Все же наиболее близкая Эйзенштейну творческая позиция принадлежала экспериментальному крылу современного искусства. Некоторые его представители, например, Александр Дейнека и Юрий Пименов из ОСТ (Общества станковистов), стремились найти свою нишу между авангардизмом конструктивистов и реализмом АХРР. В серии зарисовок шахтеров Донбасса, напечатанных в 1924 году в журнале «У станка», Дейнека предпринял попытку выработать новый героический реализм, который через изображение безымянного рабочего прославлял бы труд как таковой, не чуждаясь при этом экспрессивных и динамических техник письма. Идеи ОСТа были созвучны представлениям Эйзенштейна, и между работами художников и ранними фильмами режиссера просматривается явное сходство. Влияние не было односторонним: на индустриальные сюжеты, скажем, картин «На стройке новых цехов» (1926) и «Даешь тяжелую индустрию» (1927) Дейнеку и Пименова не в последнюю очередь вдохновили визуальные образы Эйзенштейна. В частности, в «Обороне Петрограда» (1927) Дейнеки в глаза бросаются характерные для «Стачки» и «Потемкина» резкие пересечения линий металлических конструкций – балконов и переходов.
Однако здесь не столь важно первенство в применении тех или иных методов, сколько тот факт, что указанные параллели раскрывают разнообразие художественного визуального языка в первое десятилетие после Октябрьской революции. Широкое применение Эйзенштейном различных приемов свидетельствует как о его личной восприимчивости, так и о восприимчивости всего культурно-исторического периода, в который он снял свои первые два фильма.
В неопубликованной статье, которую Эйзеншейн написал вскоре после окончания работы над «Потемкиным», он сравнивает свои первые картины. «“Потемкин”, – писал он, – не продолжение, а противопоставление» «Стачке»[99]. Однако, по его же словам, это свидетельствует не о радикальной смене режиссерского подхода, а скорее о необходимости из-за перемены в настроении зрителя искать новую стратегию для достижения сильнейшего воздействия на него. Таким образом Эйзенштейн оправдывал использование в «Потемкине» приемов, которые многим виделись слишком традиционными, а именно пафоса и мощного воздействия на эмоции зрителя. Проводя параллель с тактикой НЭПа «шаг назад», Эйзенштейн утверждал, что возвращение к «сомнениям, слезам, сантименту, лирике, психологизму, материнскому чувству и т. д.» в кино по сути есть НЭП в культуре, необходимый возврат к более традиционным методам для более эффективного политического просвещения аудитории[100].

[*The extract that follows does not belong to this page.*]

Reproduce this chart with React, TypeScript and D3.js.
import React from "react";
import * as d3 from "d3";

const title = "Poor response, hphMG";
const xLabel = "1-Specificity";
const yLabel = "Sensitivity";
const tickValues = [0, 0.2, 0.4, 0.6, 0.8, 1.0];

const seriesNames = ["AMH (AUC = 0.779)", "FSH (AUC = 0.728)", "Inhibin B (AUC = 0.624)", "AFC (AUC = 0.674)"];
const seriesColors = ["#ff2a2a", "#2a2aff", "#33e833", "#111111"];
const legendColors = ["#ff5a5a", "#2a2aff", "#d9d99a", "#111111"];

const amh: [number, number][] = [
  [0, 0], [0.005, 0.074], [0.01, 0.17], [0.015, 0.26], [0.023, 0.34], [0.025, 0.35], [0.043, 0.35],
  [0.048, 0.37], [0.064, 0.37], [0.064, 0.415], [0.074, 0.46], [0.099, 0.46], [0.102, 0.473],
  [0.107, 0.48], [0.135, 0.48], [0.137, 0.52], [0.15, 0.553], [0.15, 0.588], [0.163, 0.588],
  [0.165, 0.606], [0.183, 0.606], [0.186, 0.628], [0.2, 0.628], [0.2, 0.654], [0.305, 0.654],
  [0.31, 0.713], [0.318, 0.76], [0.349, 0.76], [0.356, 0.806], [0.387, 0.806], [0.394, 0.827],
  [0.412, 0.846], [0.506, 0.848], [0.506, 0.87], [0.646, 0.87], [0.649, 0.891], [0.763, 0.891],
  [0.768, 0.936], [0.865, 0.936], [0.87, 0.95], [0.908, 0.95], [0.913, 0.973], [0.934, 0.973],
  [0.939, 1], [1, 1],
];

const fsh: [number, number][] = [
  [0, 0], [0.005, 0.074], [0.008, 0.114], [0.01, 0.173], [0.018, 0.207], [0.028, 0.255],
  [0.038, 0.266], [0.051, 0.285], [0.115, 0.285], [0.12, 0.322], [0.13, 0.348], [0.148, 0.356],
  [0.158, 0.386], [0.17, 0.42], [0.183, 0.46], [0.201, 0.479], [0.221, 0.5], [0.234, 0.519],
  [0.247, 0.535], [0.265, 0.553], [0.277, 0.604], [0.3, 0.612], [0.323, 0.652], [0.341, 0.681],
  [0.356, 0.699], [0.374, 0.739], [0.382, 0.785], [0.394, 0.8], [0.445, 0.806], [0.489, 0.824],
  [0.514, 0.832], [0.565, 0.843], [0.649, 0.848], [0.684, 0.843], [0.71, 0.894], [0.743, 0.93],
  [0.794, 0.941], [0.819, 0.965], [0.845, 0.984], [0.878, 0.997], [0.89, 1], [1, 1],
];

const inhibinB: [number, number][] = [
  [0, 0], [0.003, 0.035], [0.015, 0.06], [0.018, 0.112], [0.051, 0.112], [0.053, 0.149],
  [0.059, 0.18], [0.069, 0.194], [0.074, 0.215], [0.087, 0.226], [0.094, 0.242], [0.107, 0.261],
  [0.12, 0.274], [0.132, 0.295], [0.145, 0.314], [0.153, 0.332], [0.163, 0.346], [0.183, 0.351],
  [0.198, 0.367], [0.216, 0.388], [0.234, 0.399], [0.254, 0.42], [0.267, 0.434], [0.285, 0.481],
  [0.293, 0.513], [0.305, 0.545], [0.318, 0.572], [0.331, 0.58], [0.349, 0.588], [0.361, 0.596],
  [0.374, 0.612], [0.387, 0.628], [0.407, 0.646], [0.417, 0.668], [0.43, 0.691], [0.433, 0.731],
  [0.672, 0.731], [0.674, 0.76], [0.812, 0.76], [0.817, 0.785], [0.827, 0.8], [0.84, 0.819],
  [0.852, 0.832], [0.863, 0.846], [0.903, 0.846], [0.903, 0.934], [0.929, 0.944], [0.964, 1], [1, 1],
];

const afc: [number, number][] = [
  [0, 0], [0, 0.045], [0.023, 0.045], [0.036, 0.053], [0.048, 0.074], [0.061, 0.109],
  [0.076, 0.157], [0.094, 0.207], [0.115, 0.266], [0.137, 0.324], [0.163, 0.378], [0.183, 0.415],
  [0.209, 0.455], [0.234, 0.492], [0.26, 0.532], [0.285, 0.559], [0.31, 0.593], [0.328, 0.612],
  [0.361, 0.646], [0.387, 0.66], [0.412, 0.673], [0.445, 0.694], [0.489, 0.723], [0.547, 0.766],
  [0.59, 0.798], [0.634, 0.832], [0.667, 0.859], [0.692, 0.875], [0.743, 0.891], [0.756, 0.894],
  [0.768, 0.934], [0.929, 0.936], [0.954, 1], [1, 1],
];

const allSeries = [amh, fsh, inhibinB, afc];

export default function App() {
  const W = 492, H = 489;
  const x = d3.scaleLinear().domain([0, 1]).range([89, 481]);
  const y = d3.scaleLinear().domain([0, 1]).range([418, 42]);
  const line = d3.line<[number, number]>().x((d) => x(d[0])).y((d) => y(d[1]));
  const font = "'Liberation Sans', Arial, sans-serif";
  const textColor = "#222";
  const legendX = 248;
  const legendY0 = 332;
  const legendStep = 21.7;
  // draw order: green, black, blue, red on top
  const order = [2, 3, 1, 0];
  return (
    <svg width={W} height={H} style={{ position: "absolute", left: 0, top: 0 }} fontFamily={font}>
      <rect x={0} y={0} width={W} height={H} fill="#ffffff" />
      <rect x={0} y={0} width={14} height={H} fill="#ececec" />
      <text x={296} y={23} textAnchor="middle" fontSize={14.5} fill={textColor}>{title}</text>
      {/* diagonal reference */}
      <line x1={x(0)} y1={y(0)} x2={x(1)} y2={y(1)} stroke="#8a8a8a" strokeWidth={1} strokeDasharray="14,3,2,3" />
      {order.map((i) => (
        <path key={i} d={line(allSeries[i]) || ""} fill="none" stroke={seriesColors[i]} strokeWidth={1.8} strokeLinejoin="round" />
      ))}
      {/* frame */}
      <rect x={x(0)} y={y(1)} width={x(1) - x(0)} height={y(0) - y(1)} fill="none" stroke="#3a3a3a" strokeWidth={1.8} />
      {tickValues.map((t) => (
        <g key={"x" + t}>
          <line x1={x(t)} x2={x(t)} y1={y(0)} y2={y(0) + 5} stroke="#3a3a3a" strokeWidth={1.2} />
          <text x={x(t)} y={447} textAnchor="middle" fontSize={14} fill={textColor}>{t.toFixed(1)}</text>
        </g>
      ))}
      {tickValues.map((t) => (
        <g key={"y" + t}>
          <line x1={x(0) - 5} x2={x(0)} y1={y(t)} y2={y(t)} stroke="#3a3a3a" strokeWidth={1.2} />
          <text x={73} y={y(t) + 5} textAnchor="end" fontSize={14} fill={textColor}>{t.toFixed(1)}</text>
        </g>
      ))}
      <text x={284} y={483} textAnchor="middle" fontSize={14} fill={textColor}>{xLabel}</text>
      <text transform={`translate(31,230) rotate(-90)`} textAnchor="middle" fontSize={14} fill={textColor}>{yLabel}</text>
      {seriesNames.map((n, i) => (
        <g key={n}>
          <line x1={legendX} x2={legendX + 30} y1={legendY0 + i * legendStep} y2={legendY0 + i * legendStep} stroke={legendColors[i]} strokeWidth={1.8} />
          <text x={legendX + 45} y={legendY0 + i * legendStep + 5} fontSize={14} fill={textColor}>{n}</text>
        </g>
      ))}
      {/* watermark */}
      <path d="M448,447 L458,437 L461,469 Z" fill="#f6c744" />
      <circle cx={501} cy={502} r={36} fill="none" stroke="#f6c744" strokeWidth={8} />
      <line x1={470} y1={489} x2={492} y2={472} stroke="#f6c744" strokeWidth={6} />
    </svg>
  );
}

«В средствах воздействия, – продолжал он, – нас определяет текущая фаза реактивности аудитории – на что она реагирует. Вне этого не может быть искусства воздействия, а тем более максимального воздействия»[101].
В более поэтической форме мысль о применении двух разных стратегий для достижения одной цели режиссер выразил емким утверждением «“Стачка” – трактат; “Потемкин” – гимн»[102]. Вместе с тем, оно свидетельствует о сложном контексте, в котором Эйзенштейну приходилось работать. Глубочайший культурный раскол середины 1920-х годов, разделивший модернистов и традиционалистов, авторов документального и художественного кино, художников и инженеров, неизбежно обременял любое культурное нововведение грузом полемики и противоречий. Величайшее достижение раннего творчества Эйзенштейна, как показали его первые две картины, заключается не столько в новаторском подходе, за которые их так часто превозносят, сколько в поразительной способности режиссера гармонично сочетать далекие друг от друга идеи и веяния.